--- Start AVAILABLE DATA ---

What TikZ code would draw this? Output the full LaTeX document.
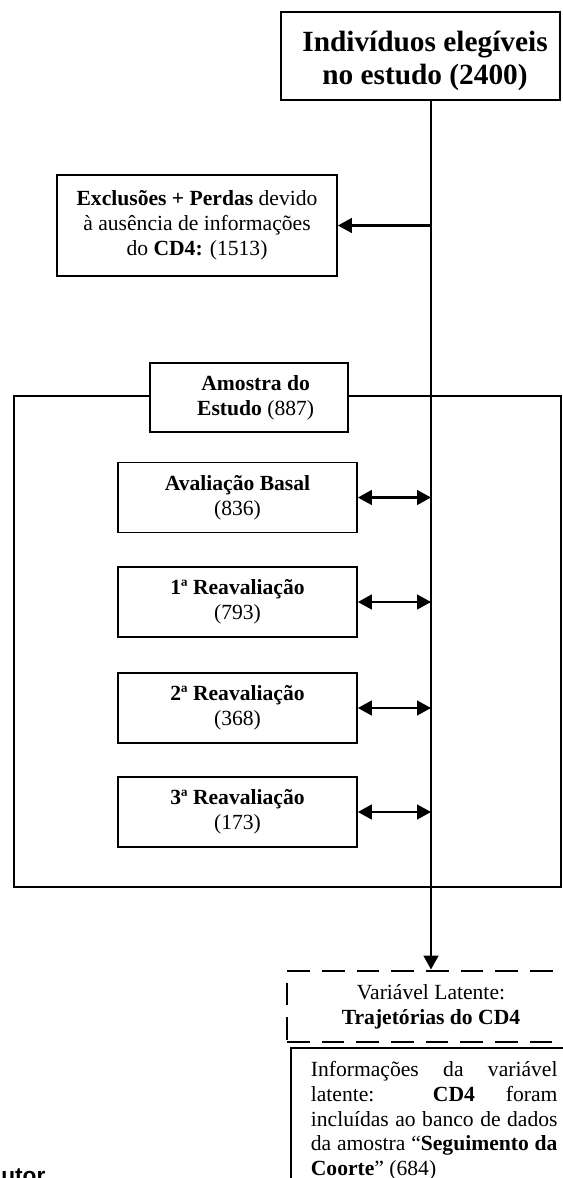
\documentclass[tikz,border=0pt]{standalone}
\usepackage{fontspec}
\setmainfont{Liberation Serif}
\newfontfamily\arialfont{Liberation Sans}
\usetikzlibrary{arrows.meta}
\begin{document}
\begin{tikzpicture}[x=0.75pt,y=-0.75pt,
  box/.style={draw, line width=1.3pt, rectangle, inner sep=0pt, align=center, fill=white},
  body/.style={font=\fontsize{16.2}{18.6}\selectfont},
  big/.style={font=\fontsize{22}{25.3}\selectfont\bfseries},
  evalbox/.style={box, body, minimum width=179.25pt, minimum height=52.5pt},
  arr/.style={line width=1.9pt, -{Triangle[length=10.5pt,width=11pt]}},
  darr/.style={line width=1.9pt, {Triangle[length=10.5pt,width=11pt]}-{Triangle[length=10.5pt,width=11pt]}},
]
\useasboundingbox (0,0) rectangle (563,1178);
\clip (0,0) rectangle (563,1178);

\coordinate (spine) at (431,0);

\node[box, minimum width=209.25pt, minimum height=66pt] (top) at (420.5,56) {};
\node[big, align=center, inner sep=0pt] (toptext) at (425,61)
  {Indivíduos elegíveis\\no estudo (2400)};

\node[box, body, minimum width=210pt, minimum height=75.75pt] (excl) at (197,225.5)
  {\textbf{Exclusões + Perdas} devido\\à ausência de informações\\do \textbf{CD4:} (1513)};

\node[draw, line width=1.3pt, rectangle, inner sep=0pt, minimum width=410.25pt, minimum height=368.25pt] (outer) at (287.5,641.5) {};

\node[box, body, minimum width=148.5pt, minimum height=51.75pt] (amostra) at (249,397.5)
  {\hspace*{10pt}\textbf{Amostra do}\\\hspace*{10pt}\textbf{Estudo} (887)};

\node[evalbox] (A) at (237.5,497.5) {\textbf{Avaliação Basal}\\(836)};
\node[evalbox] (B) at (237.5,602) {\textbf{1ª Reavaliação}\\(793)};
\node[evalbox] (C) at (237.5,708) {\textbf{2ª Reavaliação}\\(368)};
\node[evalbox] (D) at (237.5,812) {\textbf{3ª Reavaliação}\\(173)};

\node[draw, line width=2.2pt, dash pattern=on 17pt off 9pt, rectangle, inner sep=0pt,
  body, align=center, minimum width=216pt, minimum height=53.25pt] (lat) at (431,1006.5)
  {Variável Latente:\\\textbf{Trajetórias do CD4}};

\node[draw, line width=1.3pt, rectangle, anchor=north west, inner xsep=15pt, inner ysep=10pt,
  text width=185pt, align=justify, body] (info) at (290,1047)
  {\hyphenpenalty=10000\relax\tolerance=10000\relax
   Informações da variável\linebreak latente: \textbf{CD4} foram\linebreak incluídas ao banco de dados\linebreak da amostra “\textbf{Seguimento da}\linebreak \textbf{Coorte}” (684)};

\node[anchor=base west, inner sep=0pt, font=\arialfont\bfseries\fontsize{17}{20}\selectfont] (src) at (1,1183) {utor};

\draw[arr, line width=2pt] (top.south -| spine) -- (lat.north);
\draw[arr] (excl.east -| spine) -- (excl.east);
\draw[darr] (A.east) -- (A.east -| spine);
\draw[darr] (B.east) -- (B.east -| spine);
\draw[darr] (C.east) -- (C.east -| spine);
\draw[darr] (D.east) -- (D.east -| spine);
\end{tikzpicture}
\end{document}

--- End AVAILABLE DATA ---

→ TASK REQUIREMENTS:
Return the listing above word for word, with the pictures removed.

→ COMPLETE RESPONSE:
What TikZ code would draw this? Output the full LaTeX document.
\documentclass[tikz,border=0pt]{standalone}
\usepackage{fontspec}
\setmainfont{Liberation Serif}
\newfontfamily\arialfont{Liberation Sans}
\usetikzlibrary{arrows.meta}
\begin{document}
\begin{tikzpicture}[x=0.75pt,y=-0.75pt,
  box/.style={draw, line width=1.3pt, rectangle, inner sep=0pt, align=center, fill=white},
  body/.style={font=\fontsize{16.2}{18.6}\selectfont},
  big/.style={font=\fontsize{22}{25.3}\selectfont\bfseries},
  evalbox/.style={box, body, minimum width=179.25pt, minimum height=52.5pt},
  arr/.style={line width=1.9pt, -{Triangle[length=10.5pt,width=11pt]}},
  darr/.style={line width=1.9pt, {Triangle[length=10.5pt,width=11pt]}-{Triangle[length=10.5pt,width=11pt]}},
]
\useasboundingbox (0,0) rectangle (563,1178);
\clip (0,0) rectangle (563,1178);

\coordinate (spine) at (431,0);

\node[box, minimum width=209.25pt, minimum height=66pt] (top) at (420.5,56) {};
\node[big, align=center, inner sep=0pt] (toptext) at (425,61)
  {Indivíduos elegíveis\\no estudo (2400)};

\node[box, body, minimum width=210pt, minimum height=75.75pt] (excl) at (197,225.5)
  {\textbf{Exclusões + Perdas} devido\\à ausência de informações\\do \textbf{CD4:} (1513)};

\node[draw, line width=1.3pt, rectangle, inner sep=0pt, minimum width=410.25pt, minimum height=368.25pt] (outer) at (287.5,641.5) {};

\node[box, body, minimum width=148.5pt, minimum height=51.75pt] (amostra) at (249,397.5)
  {\hspace*{10pt}\textbf{Amostra do}\\\hspace*{10pt}\textbf{Estudo} (887)};

\node[evalbox] (A) at (237.5,497.5) {\textbf{Avaliação Basal}\\(836)};
\node[evalbox] (B) at (237.5,602) {\textbf{1ª Reavaliação}\\(793)};
\node[evalbox] (C) at (237.5,708) {\textbf{2ª Reavaliação}\\(368)};
\node[evalbox] (D) at (237.5,812) {\textbf{3ª Reavaliação}\\(173)};

\node[draw, line width=2.2pt, dash pattern=on 17pt off 9pt, rectangle, inner sep=0pt,
  body, align=center, minimum width=216pt, minimum height=53.25pt] (lat) at (431,1006.5)
  {Variável Latente:\\\textbf{Trajetórias do CD4}};

\node[draw, line width=1.3pt, rectangle, anchor=north west, inner xsep=15pt, inner ysep=10pt,
  text width=185pt, align=justify, body] (info) at (290,1047)
  {\hyphenpenalty=10000\relax\tolerance=10000\relax
   Informações da variável\linebreak latente: \textbf{CD4} foram\linebreak incluídas ao banco de dados\linebreak da amostra “\textbf{Seguimento da}\linebreak \textbf{Coorte}” (684)};

\node[anchor=base west, inner sep=0pt, font=\arialfont\bfseries\fontsize{17}{20}\selectfont] (src) at (1,1183) {utor};

\draw[arr, line width=2pt] (top.south -| spine) -- (lat.north);
\draw[arr] (excl.east -| spine) -- (excl.east);
\draw[darr] (A.east) -- (A.east -| spine);
\draw[darr] (B.east) -- (B.east -| spine);
\draw[darr] (C.east) -- (C.east -| spine);
\draw[darr] (D.east) -- (D.east -| spine);
\end{tikzpicture}
\end{document}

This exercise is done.